There’s an 80% chance the waters across the equatorial Pacific Ocean will stay cool through October, according to the U.S. Climate Prediction Center’s latest data. That’s higher than the 62% odds the agency forecast in July.

The weather phenomenon known as La Niña happens when the Pacific cools enough to upset weather patterns above its surface. Such changes can cause less wind shear across the Atlantic, which allows tropical storms and hurricanes to grow stronger.

The agency also sees a 72% chance of La Niña between November and January, up from 65% in the prior forecast. Winds across the equatorial Pacific are helping cooler subsurface waters rise to the top, said Michelle L’Heureux, a forecaster with the Climate Prediction Center. That’s likely to prolong the phenomenon.

“We’re already in a La Niña,” she said in an interview. “This is kind of recharging the entire process.”

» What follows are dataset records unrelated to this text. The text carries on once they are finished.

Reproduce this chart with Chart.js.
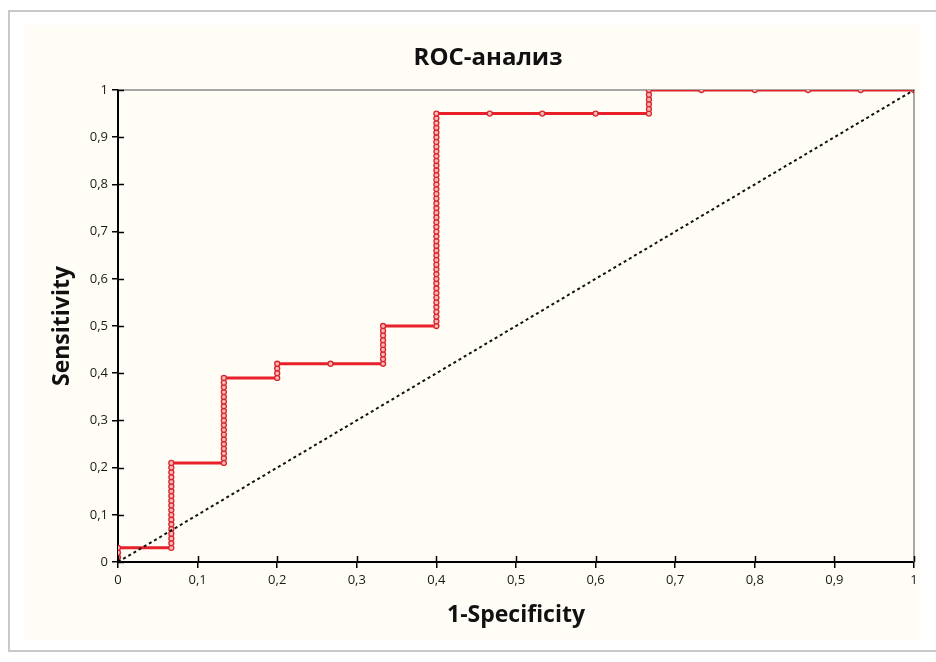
<!DOCTYPE html>
<html>
<head>
<meta charset="utf-8">
<script src="https://cdn.jsdelivr.net/npm/chart.js@4"></script>
<style>
  html, body { margin: 0; padding: 0; background: #fff; overflow: hidden; }
  .frame {
    position: absolute; left: 8px; top: 10px; width: 950px; height: 642px;
    border: 2px solid #c8c8c8; box-sizing: border-box;
  }
  .panel {
    position: absolute; left: 25px; top: 25px; width: 895px; height: 615px;
    background: #fffdf6;
  }
</style>
</head>
<body>
<div class="frame"></div>
<div class="panel"><canvas id="roc" width="895" height="615"></canvas></div>
<script>
/* ROC curve: each fpr step with the tpr values of the points on it */
const stepFpr = [0, 0.067, 0.133, 0.2, 0.267, 0.333, 0.4, 0.467, 0.533, 0.6, 0.667, 0.733, 0.8, 0.867, 0.933, 1];
const stepTpr = [
  [0, 0.01, 0.02, 0.03],
  [0.03, 0.04, 0.05, 0.06, 0.07, 0.08, 0.09, 0.10, 0.11, 0.12, 0.13, 0.14, 0.15, 0.16, 0.17, 0.18, 0.19, 0.20, 0.21],
  [0.21, 0.22, 0.23, 0.24, 0.25, 0.26, 0.27, 0.28, 0.29, 0.30, 0.31, 0.32, 0.33, 0.34, 0.35, 0.36, 0.37, 0.38, 0.39],
  [0.39, 0.40, 0.41, 0.42],
  [0.42],
  [0.42, 0.43, 0.44, 0.45, 0.46, 0.47, 0.48, 0.49, 0.50],
  [0.50, 0.51, 0.52, 0.53, 0.54, 0.55, 0.56, 0.57, 0.58, 0.59, 0.60, 0.61, 0.62, 0.63, 0.64, 0.65, 0.66, 0.67, 0.68, 0.69, 0.70,
   0.71, 0.72, 0.73, 0.74, 0.75, 0.76, 0.77, 0.78, 0.79, 0.80, 0.81, 0.82, 0.83, 0.84, 0.85, 0.86, 0.87, 0.88, 0.89, 0.90,
   0.91, 0.92, 0.93, 0.94, 0.95],
  [0.95],
  [0.95],
  [0.95],
  [0.95, 0.96, 0.97, 0.98, 0.99, 1],
  [1],
  [1],
  [1],
  [1],
  [1]
];

const diagFpr = [0, 1];
const diagTpr = [0, 1];

const xTickLabels = ['0', '0,1', '0,2', '0,3', '0,4', '0,5', '0,6', '0,7', '0,8', '0,9', '1'];
const yTickLabels = ['0', '0,1', '0,2', '0,3', '0,4', '0,5', '0,6', '0,7', '0,8', '0,9', '1'];

const rocPoints = [];
stepFpr.forEach((x, i) => stepTpr[i].forEach(y => rocPoints.push({ x: x, y: y })));
const diagPoints = diagFpr.map((x, i) => ({ x: x, y: diagTpr[i] }));

// grey top/right frame under the curves, inner half of the crossing ticks on top
const plotFrame = {
  id: 'plotFrame',
  beforeDatasetsDraw(chart) {
    const { ctx, chartArea: a } = chart;
    ctx.save();
    ctx.strokeStyle = '#8a8a8a';
    ctx.lineWidth = 1.5;
    ctx.beginPath();
    ctx.moveTo(a.left, a.top);
    ctx.lineTo(a.right, a.top);
    ctx.lineTo(a.right, a.bottom);
    ctx.stroke();
    ctx.restore();
  },
  afterDraw(chart) {
    const { ctx, chartArea: a, scales } = chart;
    ctx.save();
    ctx.strokeStyle = '#000';
    ctx.lineWidth = 1.5;
    ctx.beginPath();
    scales.y.ticks.forEach(t => {
      const py = Math.round(scales.y.getPixelForValue(t.value)) + 0.5;
      ctx.moveTo(a.left, py);
      ctx.lineTo(a.left + 6, py);
    });
    scales.x.ticks.forEach(t => {
      const px = Math.round(scales.x.getPixelForValue(t.value)) + 0.5;
      ctx.moveTo(px, a.bottom);
      ctx.lineTo(px, a.bottom - 6);
    });
    ctx.stroke();
    ctx.restore();
  }
};

const labelFont = { family: 'Open Sans', size: 13 };

new Chart(document.getElementById('roc'), {
  type: 'scatter',
  data: {
    datasets: [
      {
        data: diagPoints,
        showLine: true,
        borderColor: '#111',
        borderWidth: 2,
        borderDash: [3, 3],
        pointRadius: 0
      },
      {
        data: rocPoints,
        showLine: true,
        borderColor: '#e8202a',
        borderWidth: 3,
        pointRadius: 2.5,
        pointBorderWidth: 1.3,
        pointBorderColor: '#d8262c',
        pointBackgroundColor: '#f6b8b8'
      }
    ]
  },
  plugins: [plotFrame],
  options: {
    responsive: false,
    animation: false,
    layout: { padding: { left: 37, right: 6, top: 0, bottom: 0 } },
    plugins: {
      legend: { display: false },
      tooltip: { enabled: false },
      title: {
        display: true,
        text: 'ROC-анализ',
        color: '#111',
        font: { family: 'Open Sans', size: 24, weight: 'bold' },
        padding: { top: 18.6, bottom: 17.6 }
      }
    },
    scales: {
      x: {
        type: 'linear',
        min: 0,
        max: 1,
        afterFit: s => { s.height = 78; s.paddingLeft = 0; s.paddingRight = 0; },
        border: { color: '#000', width: 2 },
        grid: { drawOnChartArea: false, tickLength: 6, color: '#000', lineWidth: 1.5 },
        ticks: {
          stepSize: 0.1,
          padding: 4,
          color: '#1a1a1a',
          font: labelFont,
          maxRotation: 0,
          callback: (v, i) => xTickLabels[i]
        },
        title: {
          display: true,
          text: '1-Specificity',
          color: '#111',
          font: { family: 'Open Sans', size: 23, weight: 'bold' },
          padding: { top: 0, bottom: 11.2 }
        }
      },
      y: {
        type: 'linear',
        min: 0,
        max: 1,
        afterFit: s => { s.width = 56; },
        border: { color: '#000', width: 2 },
        grid: { drawOnChartArea: false, tickLength: 6, color: '#000', lineWidth: 1.5 },
        ticks: {
          stepSize: 0.1,
          padding: 4,
          color: '#1a1a1a',
          font: labelFont,
          callback: (v, i) => yTickLabels[i]
        },
        title: {
          display: true,
          text: 'Sensitivity',
          color: '#111',
          font: { family: 'Open Sans', size: 23, weight: 'bold' },
          padding: { top: -13.8, bottom: 0 }
        }
      }
    }
  }
});
</script>
</body>
</html>
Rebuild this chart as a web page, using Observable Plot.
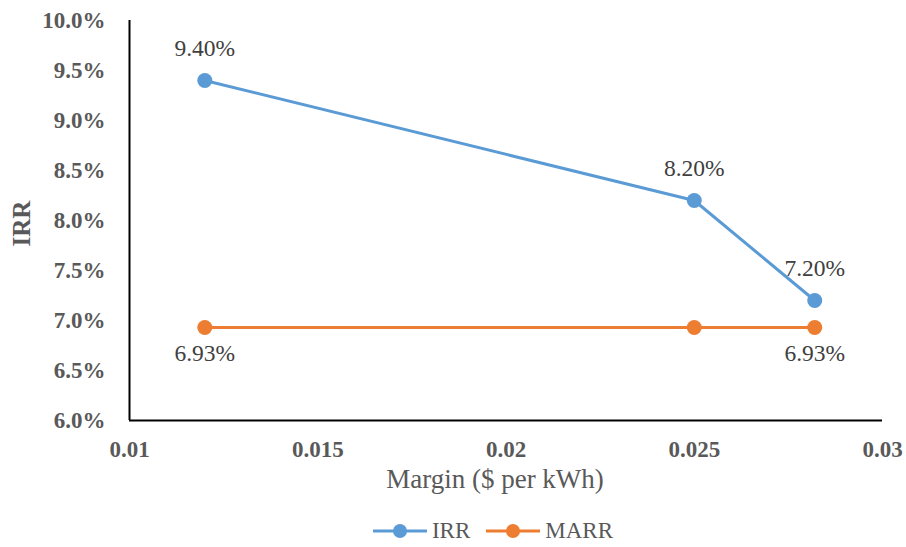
<!DOCTYPE html>
<html>
<head>
<meta charset="utf-8">
<script src="https://cdn.jsdelivr.net/npm/d3@7"></script>
<script src="https://cdn.jsdelivr.net/npm/@observablehq/plot@0.6"></script>
<style>
  body { margin: 0; background: #fff; font-family: "Liberation Serif", "Times New Roman", serif; }
  #legend { display: flex; justify-content: center; align-items: center; gap: 16px; padding-left: 80px; padding-top: 10px; height: 32px; font-size: 23px; color: #595959; }
  .item { display: flex; align-items: center; gap: 5px; }
  .item svg { display: block; }
</style>
</head>
<body>
<div id="chart"></div>
<div id="legend"></div>
<script>
// Margin ($ per kWh) on the x axis
const margins = [0.012, 0.025, 0.0282];
// Internal rate of return at each margin
const irr = [0.094, 0.082, 0.072];
// Minimum acceptable rate of return (flat)
const marr = [0.0693, 0.0693, 0.0693];
// Which MARR points carry a value label
const marrLabelled = [true, false, true];

const xTicks = [0.01, 0.015, 0.02, 0.025, 0.03];
const yTicks = [0.06, 0.065, 0.07, 0.075, 0.08, 0.085, 0.09, 0.095, 0.10];

const seriesNames = ["IRR", "MARR"];
const seriesColors = ["#5B9BD5", "#ED7D31"];

const irrRows = margins.map((m, i) => ({margin: m, value: irr[i]}));
const marrRows = margins.map((m, i) => ({margin: m, value: marr[i], labelled: marrLabelled[i]}));

const pct = d3.format(".2%");
const font = "Liberation Serif";

const chart = Plot.plot({
  width: 906,
  height: 505,
  marginLeft: 129,
  marginRight: 24,
  marginTop: 20,
  marginBottom: 85,
  style: "font-family: 'Liberation Serif', serif; background: #fff;",
  x: {domain: [0.01, 0.03]},
  y: {domain: [0.06, 0.10]},
  marks: [
    Plot.axisY({ticks: yTicks, tickFormat: d3.format(".1%"), tickSize: 0, tickPadding: 24,
      fontSize: 23, fontWeight: "bold", fontFamily: font, fill: "#595959", label: null}),
    Plot.axisX({ticks: xTicks, tickFormat: d => String(d), tickSize: 0, tickPadding: 20,
      fontSize: 23, fontWeight: "bold", fontFamily: font, fill: "#595959", label: null}),
    Plot.ruleY([0.06], {stroke: "#000", strokeWidth: 2}),
    Plot.ruleX([0.01], {stroke: "#000", strokeWidth: 2}),
    // series
    Plot.line(marrRows, {x: "margin", y: "value", stroke: seriesColors[1], strokeWidth: 3}),
    Plot.dot(marrRows, {x: "margin", y: "value", fill: seriesColors[1], r: 7.5}),
    Plot.line(irrRows, {x: "margin", y: "value", stroke: seriesColors[0], strokeWidth: 3}),
    Plot.dot(irrRows, {x: "margin", y: "value", fill: seriesColors[0], r: 7.5}),
    // value labels
    Plot.text(irrRows, {x: "margin", y: "value", text: d => pct(d.value), dy: -32,
      fontSize: 23.5, fontFamily: font, fill: "#404040"}),
    Plot.text(marrRows.filter(d => d.labelled), {x: "margin", y: "value", text: d => pct(d.value), dy: 26,
      fontSize: 23.5, fontFamily: font, fill: "#404040"}),
    // axis titles
    Plot.text(["Margin ($ per kWh)"], {frameAnchor: "bottom", dx: -11, dy: 67,
      fontSize: 27, fontFamily: font, fill: "#595959"}),
    Plot.text(["IRR"], {frameAnchor: "left", y: [0.0774], dx: -108, rotate: -90,
      fontSize: 25, fontWeight: "bold", fontFamily: font, fill: "#595959"})
  ]
});
document.getElementById("chart").append(chart);

// legend below the chart
const legend = document.getElementById("legend");
seriesNames.forEach((name, i) => {
  const item = document.createElement("div");
  item.className = "item";
  item.innerHTML = `<svg width="54" height="16"><line x1="0" x2="54" y1="8" y2="8" stroke="${seriesColors[i]}" stroke-width="3"/><circle cx="27" cy="8" r="7" fill="${seriesColors[i]}"/></svg><span>${name}</span>`;
  legend.append(item);
});
</script>
</body>
</html>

If the weather-roiling event does make it into the Northern Hemisphere’s winter, it would be only the third time the phenomenon has happened three years in a row since 1950.

Atlantic hurricanes pose significant risk to orange juice production in Florida and natural gas and oil extraction and refining in the Gulf Coast region. The U.S. National Oceanic and Atmospheric Administration said earlier this month that it expects 14 to 20 named storms this season, down from its May estimate of as many as 21.